TODAY, I will be attending a choral concert at York Minster to mark the 70th anniversary of the creation of the NHS. I can think of no other public institution that would warrant such a tribute.
As Health Secretary during the 60th anniversary celebrations, I had the privilege of meeting many people with personal experience of what the NHS replaced.
There were huge disparities in provision through a patchwork of voluntary and municipal hospitals. Lady Almoners controlled means-tested access to the ‘voluntaries’ whilst the ‘municipals’ carried the stigma of being former workhouses and Poor Law establishments.
The great social historian, Arthur Marwick, records that “medical provision before the war depended upon a primitively unstable mixture of class prejudice, commercial self-interest, professional altruism, vested interest and demarcation disputes”. With only 43 per cent of the population covered by the rudimentary insurance scheme introduced by Lloyd George in 1911, the cost of calling out the doctor was too high for most working class families.
Not only was infant mortality high, the number of mothers who died in pregnancy was one in every 1,500 births.
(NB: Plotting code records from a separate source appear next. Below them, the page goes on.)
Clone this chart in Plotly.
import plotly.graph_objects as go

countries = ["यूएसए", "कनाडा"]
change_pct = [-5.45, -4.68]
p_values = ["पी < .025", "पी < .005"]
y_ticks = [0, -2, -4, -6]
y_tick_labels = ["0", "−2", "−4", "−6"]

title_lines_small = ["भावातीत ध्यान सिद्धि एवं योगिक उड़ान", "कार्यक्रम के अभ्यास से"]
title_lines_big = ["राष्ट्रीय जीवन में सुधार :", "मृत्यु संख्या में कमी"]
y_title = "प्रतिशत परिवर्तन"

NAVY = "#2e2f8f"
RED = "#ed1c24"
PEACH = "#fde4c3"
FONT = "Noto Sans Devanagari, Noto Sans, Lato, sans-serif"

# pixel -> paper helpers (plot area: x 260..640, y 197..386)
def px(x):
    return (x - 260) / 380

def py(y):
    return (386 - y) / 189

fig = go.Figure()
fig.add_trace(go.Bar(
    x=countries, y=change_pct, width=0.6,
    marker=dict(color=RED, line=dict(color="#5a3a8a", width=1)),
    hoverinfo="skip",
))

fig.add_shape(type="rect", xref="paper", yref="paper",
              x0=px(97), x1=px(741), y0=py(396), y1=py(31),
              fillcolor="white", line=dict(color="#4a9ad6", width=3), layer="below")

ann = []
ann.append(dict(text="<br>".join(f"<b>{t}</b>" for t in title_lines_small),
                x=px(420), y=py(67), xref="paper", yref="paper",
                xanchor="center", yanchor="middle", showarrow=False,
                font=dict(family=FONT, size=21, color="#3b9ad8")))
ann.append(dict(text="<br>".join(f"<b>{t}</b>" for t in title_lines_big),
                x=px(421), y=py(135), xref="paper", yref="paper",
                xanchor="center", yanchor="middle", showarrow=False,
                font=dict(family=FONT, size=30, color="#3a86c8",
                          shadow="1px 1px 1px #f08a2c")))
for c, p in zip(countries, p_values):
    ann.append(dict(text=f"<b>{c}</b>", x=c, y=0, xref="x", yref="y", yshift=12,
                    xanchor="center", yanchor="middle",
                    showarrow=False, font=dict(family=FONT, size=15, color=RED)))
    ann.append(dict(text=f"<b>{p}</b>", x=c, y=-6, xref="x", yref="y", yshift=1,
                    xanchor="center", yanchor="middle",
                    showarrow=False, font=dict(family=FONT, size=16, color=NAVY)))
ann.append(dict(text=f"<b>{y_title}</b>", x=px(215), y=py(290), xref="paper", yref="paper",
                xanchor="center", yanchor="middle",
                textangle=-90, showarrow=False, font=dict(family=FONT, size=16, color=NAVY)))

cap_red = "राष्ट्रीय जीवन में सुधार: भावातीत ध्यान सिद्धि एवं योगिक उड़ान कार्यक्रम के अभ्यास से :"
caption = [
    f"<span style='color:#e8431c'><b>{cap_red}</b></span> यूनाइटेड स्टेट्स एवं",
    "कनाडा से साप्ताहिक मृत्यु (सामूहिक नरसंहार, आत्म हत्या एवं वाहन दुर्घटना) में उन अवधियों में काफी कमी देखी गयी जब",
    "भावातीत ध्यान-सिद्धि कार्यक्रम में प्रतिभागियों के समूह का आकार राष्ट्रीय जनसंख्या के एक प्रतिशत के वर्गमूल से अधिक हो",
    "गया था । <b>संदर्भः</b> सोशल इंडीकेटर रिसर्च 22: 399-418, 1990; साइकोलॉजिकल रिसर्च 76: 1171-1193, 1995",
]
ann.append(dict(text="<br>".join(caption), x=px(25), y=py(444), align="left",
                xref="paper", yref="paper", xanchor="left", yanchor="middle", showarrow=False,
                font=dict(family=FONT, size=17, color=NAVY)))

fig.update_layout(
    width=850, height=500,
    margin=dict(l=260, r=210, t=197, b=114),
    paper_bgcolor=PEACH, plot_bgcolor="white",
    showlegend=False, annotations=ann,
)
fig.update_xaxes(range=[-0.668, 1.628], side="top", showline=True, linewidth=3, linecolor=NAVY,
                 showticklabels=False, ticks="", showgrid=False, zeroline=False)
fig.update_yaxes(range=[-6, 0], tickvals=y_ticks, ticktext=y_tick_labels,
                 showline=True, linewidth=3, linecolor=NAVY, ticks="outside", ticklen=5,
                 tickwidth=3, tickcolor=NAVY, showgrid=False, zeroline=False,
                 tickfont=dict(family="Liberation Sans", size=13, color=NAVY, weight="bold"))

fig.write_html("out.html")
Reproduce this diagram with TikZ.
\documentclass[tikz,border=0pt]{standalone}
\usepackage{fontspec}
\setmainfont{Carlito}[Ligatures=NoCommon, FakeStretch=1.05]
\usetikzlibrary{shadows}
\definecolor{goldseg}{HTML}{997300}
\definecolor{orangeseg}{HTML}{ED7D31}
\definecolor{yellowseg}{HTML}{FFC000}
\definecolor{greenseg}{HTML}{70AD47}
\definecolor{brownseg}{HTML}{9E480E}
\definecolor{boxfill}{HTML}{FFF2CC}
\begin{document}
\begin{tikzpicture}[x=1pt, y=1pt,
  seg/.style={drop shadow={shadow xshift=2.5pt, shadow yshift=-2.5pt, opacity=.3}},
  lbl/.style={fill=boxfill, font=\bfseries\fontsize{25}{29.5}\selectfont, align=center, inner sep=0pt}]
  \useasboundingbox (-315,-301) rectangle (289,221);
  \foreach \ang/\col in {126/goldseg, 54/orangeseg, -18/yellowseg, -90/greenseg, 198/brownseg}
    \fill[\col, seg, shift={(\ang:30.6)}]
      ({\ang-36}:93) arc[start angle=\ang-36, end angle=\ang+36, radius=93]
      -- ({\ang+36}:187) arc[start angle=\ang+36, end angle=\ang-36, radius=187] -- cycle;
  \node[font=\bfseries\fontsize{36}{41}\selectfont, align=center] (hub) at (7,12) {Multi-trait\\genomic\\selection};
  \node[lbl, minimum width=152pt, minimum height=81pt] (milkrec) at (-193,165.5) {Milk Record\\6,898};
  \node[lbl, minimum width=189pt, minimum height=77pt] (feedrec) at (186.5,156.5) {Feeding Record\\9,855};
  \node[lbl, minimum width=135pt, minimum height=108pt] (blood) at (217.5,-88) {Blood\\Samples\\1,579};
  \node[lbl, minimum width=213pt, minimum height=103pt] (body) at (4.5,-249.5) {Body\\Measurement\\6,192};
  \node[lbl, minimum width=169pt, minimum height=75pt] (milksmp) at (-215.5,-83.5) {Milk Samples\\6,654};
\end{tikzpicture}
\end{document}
Today it’s one in 25,000.
Nye Bevan, the founding father of the NHS, summed up what its introduction meant to the vast majority of the population in one word – serenity.
A comprehensive service, funded by taxation, available to all free at the time of need removed at a stroke the biggest single cause of anxiety from people’s lives.
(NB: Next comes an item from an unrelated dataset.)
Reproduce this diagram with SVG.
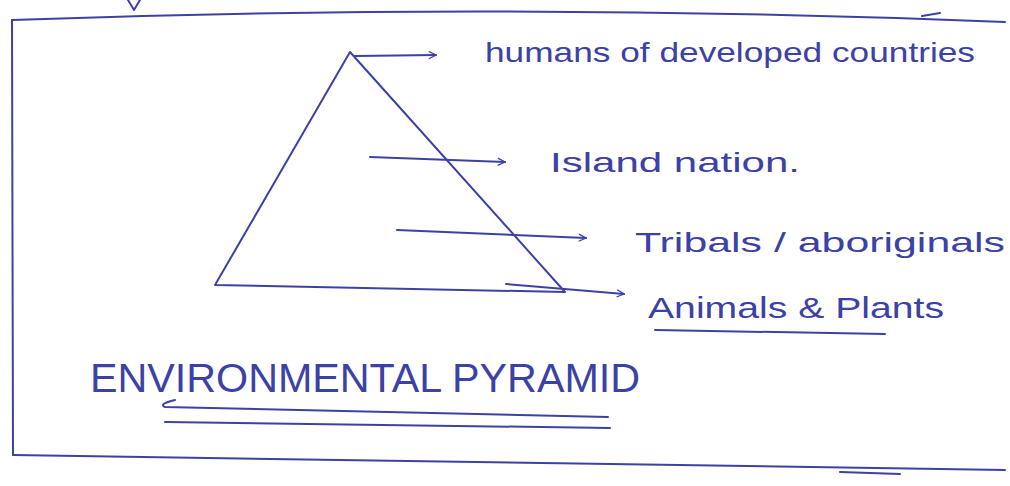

It was replaced by a bond of social solidarity which to this day helps to bring the nation together when so much else drives us apart.
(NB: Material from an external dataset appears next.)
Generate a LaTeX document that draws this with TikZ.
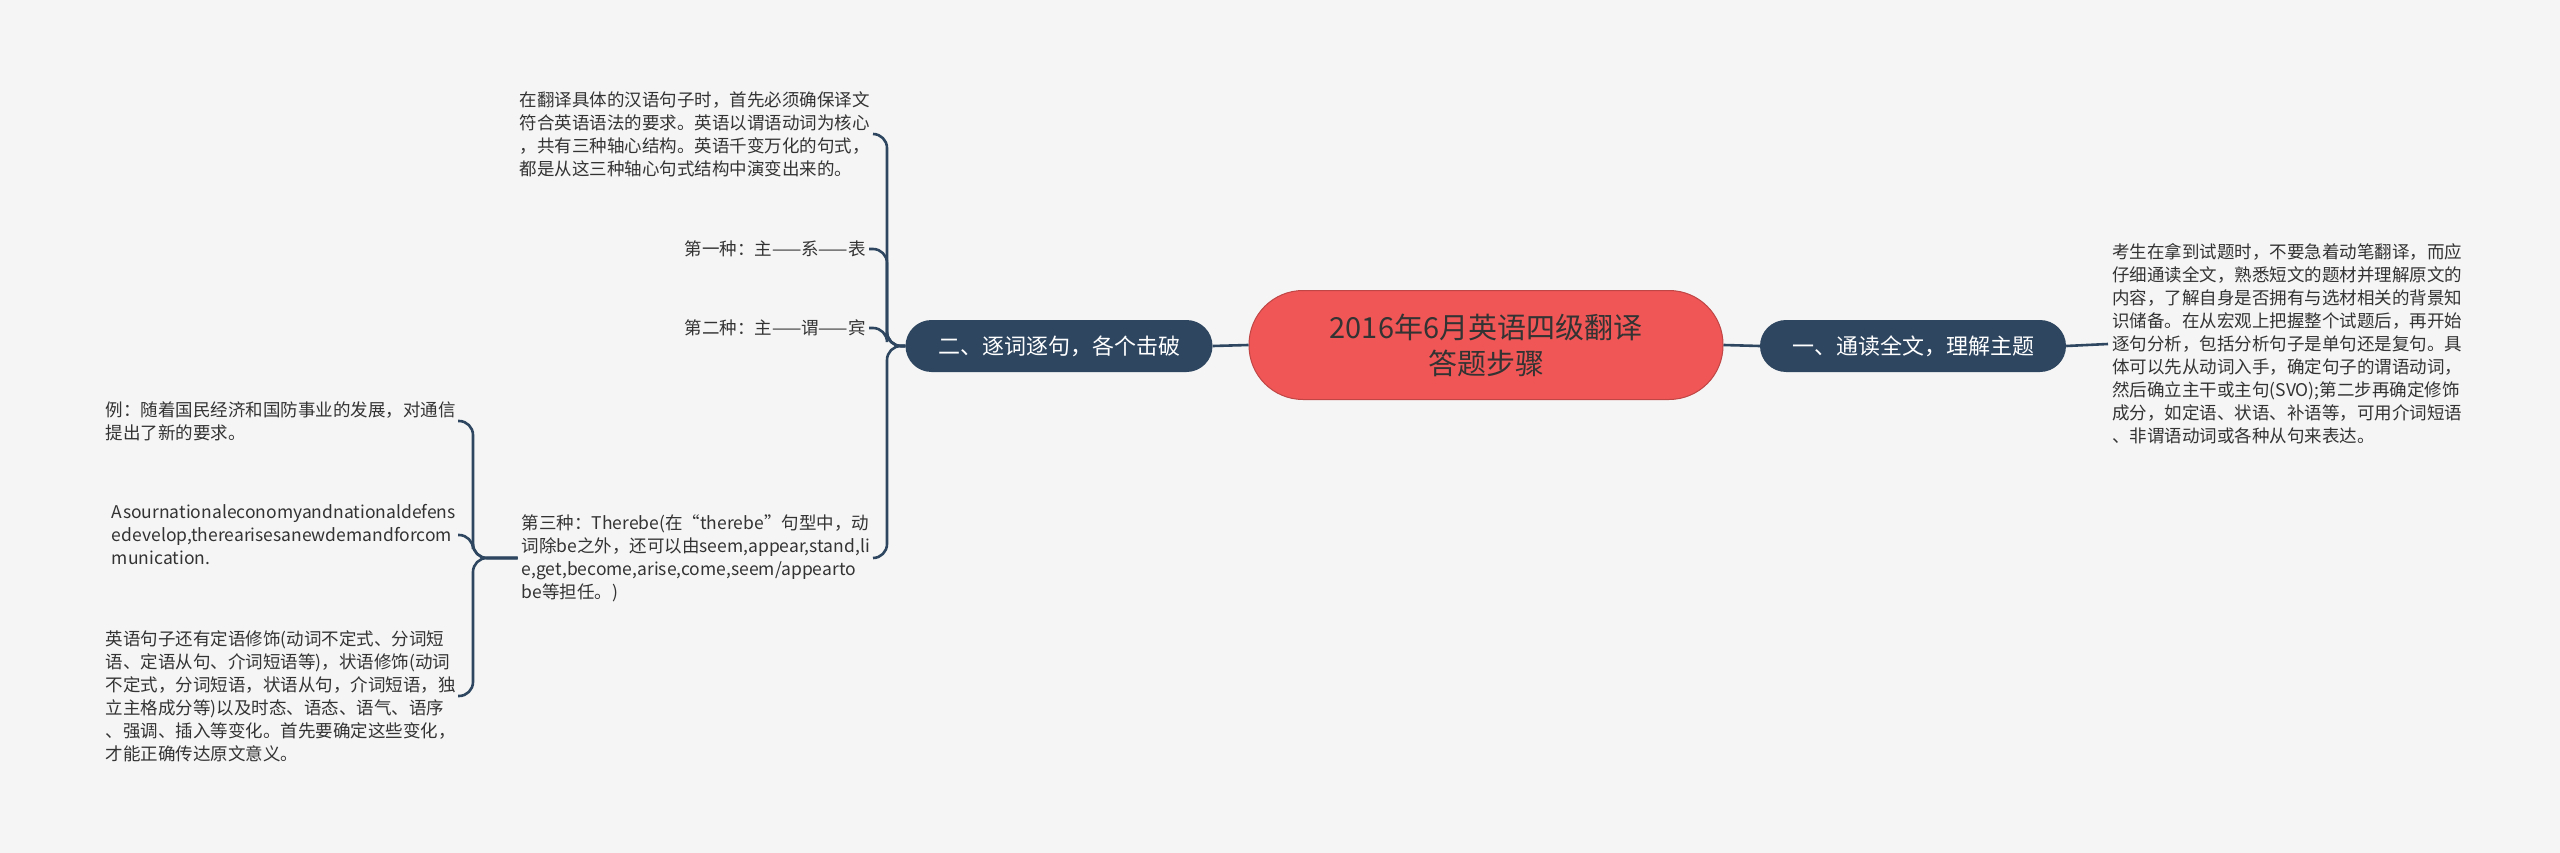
\documentclass[tikz,border=0pt]{standalone}
\usepackage{fontspec}
\setmainfont{Noto Sans CJK SC}
\usetikzlibrary{calc}
\definecolor{bg}{HTML}{F5F5F5}
\definecolor{navy}{HTML}{2E4660}
\definecolor{red}{HTML}{F05656}
\definecolor{txt}{HTML}{333333}
\begin{document}
\begin{tikzpicture}[x=1pt,y=-1pt,
  conn/.style={draw=navy,line width=2.6pt,rounded corners=14pt},
  leaf/.style={inner sep=0pt,text=txt,font=\fontsize{17.5}{23}\selectfont,align=left},
  branch/.style={fill=navy,text=white,rounded corners=26pt,minimum height=52pt,inner xsep=20pt,font=\fontsize{22}{26}\selectfont},
  root/.style={fill=red,draw=red!80!black,line width=1pt,text=txt,rounded corners=54pt,minimum height=109pt,minimum width=474pt,align=center,font=\fontsize{29}{36}\selectfont}]
\fill[bg] (0,0) rectangle (2560,853);
\useasboundingbox (0,0) rectangle (2560,853);
\node[root] (C) at (1486,345) {2016年6月英语四级翻译\\答题步骤};
\node[branch,minimum width=306pt] (R) at (1913,346) {一、通读全文，理解主题};
\node[branch,minimum width=307pt] (L) at (1059,346) {二、逐词逐句，各个击破};
\node[leaf,anchor=west] (RT) at (2112,344) {考生在拿到试题时，不要急着动笔翻译，而应\\仔细通读全文，熟悉短文的题材并理解原文的\\内容，了解自身是否拥有与选材相关的背景知\\识储备。在从宏观上把握整个试题后，再开始\\逐句分析，包括分析句子是单句还是复句。具\\体可以先从动词入手，确定句子的谓语动词，\\然后确立主干或主句(SVO);第二步再确定修饰\\成分，如定语、状语、补语等，可用介词短语\\、非谓语动词或各种从句来表达。};
\node[leaf,anchor=east] (A1) at (870,134) {在翻译具体的汉语句子时，首先必须确保译文\\符合英语语法的要求。英语以谓语动词为核心\\，共有三种轴心结构。英语千变万化的句式，\\都是从这三种轴心句式结构中演变出来的。};
\node[leaf,anchor=east] (A2) at (866,249) {第一种：主——系——表};
\node[leaf,anchor=east] (A3) at (866,328) {第二种：主——谓——宾};
\node[leaf,anchor=east] (A4) at (870,558) {第三种：Therebe(在“therebe”句型中，动\\词除be之外，还可以由seem,appear,stand,li\\e,get,become,arise,come,seem/appearto\\be等担任。)};
\node[leaf,anchor=east] (B1) at (456,421) {例：随着国民经济和国防事业的发展，对通信\\提出了新的要求。};
\node[leaf,anchor=east] (B2) at (456,535) {Asournationaleconomyandnationaldefens\\edevelop,therearisesanewdemandforcom\\munication.};
\node[leaf,anchor=east] (B3) at (456,696) {英语句子还有定语修饰(动词不定式、分词短\\语、定语从句、介词短语等)，状语修饰(动词\\不定式，分词短语，状语从句，介词短语，独\\立主格成分等)以及时态、语态、语气、语序\\、强调、插入等变化。首先要确定这些变化，\\才能正确传达原文意义。};
\draw[conn] (C.east) -- (R.west);
\draw[conn] (L.east) -- (C.west);
\draw[conn] (R.east) -- ($(RT.west)+(-4,0)$);
\foreach \n/\d in {A1/17,A2/21,A3/21,A4/17}
  \draw[conn] (L.west) -| ($(\n.east)+(\d,0)$) -- ($(\n.east)+(3,0)$);
\foreach \n in {B1,B2,B3}
  \draw[conn] ($(A4.west)+(-4,0)$) -| ($(\n.east)+(17,0)$) -- ($(\n.east)+(2,0)$);
\end{tikzpicture}
\end{document}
It is absolutely right that, as well as celebrating NHS 70, we face up to the challenge of ensuring the service remains effective in a society that is vastly different to the one it was born into.
An ageing population (itself a cause for celebration), together with medical advances, means that the major concern of the NHS today is the 15 million people living with chronic conditions such as heart disease, asthma and diabetes.
Therefore the crucial challenge is how to combine health, social care and early intervention to keep us healthy for longer.
The day after the event at York Minster, I will be at the opening of the £10m Jean Bishop Integrated Care Centre in Hull which will bring together teams from the NHS, Hull City Council, Humberside Fire and Rescue, voluntary and community groups to focus on proactive assessment and care planning for 3,000 of Hull’s most frail, elderly residents.
Rather than placing its users on a conveyor belt towards hospitalisation, the centre is devoted to helping them to live active and independent lives (following the example of Jean Bishop, Hull’s famous Bee Lady who, at 95 years of age, continues to raise money for charity).
The fire service in Hull already relieves pressure on the NHS by dealing with falls, still one of the major reasons why the elderly are hospitalised. A brand new fire station is co-located at the Jean Bishop site.
I am involved with this project as the Independent Chair of Citycare which has partnered Hull Clinical Commissioning Group (recently voted CCG of the Year) and Hull City Council in providing this facility. It is this kind of integrated working that is needed as well as proper social care funding.
In the past decade, around 950 care homes have closed with around 30,000 places lost. Despite rising demand, social care spending has actually declined by nine per cent per person. For hospitals this has meant more patients who cannot be discharged safely. The NHS spends £3bn a year providing beds for elderly patients who no longer need one.
In the end, I’m afraid most of these problems do come down to finances. The recent announcement of more money for the NHS is welcome, but it will only help to meet the rising demand in healthcare and does nothing to resolve the crisis in adult social care.
For the National Health Service to succeed into the future, it needs innovation and proper funding. There now appears to be a political consensus around the need to preserve the founding principles of the NHS.
Hopefully the 70th anniversary of what Bevan called “the most civilised step a country can take” will inspire our politicians to ensure that the serenity it provides is safeguarded for future generations.
Alan Johnson is the former MP for Hull West and Hessle. He was Health Secretary from 2007 to 2009.